The special application of the use of the word Dravida for the people of South India must not, therefore, obscure the fact that the Nagas and Dravidas are the one and the same people.  They are only two different names for the same people.  Nagas was a racial or cultural name and Dravida was their linguistic name.

Thus the Dasas are the same as the Nagas and the Nagas are the same as the Dravidians.  In other words what we can say about the races of India is that there have been at the most only two races in the field, the Aryans and the Nagas.  Obviously the theory of Mr. Rice must fall to the ground.  For it postulates three races in action when as a matter of fact we see that there are only two.

Claiming the ‘Dravidian’ identity in West Bengal


The Dravidian identity is claimed in the south more so in Tamil Nadu.  Both the ruling party and the opposition party do have their Dravidian identity in their names.  The Dravidian ideology staked its claim among the people by the continuous propaganda made by the social revolutionary Thanthai Periyar E.V.R. Dravidian Movement is strong in Tamil Nadu.  Owing to Dravidian politics which showed its distinct character from the rest of the States in the country through the results of recently held Lok Sabha elections. ‘Long Live Periyar’ was the salutation invariably pronounced by the elected representatives from Tamil Nadu while taking oath of office at the Parliament.


Now, the Dravidian identity is claimed from other States, particularly the Member of Parliament (Lok Sabha), Mr.
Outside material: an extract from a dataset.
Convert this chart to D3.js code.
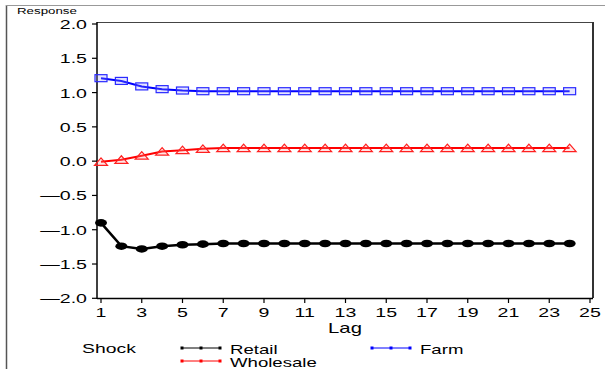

Sukhendu Sekhar Roy of Trinamool Congress Party (TMC). While addressing at the floor of the Parliament he said that the West Bengal people are the descendants of Dravidian race viz.  Banga. To sustain the identity as a pride he has sought for the change in the name of the State from ‘West Bengal’ to ‘Bangla’. It is very apt to name the State where the people of Banga have been living. Mr. Sukhendu Sekhar Roy quoted that ‘Nagas’ were inhabiting throughout India and the language spoken by them was Tamil.  The name of the race ‘Nagas’ are nothing but ‘Dravidians’, reminding the analytical writing of Babasaheb  Dr. B.R. Ambedkar.


Dravidian identity is becoming the symbol of pride with historical evidences which the saffron outfits are trying to erase!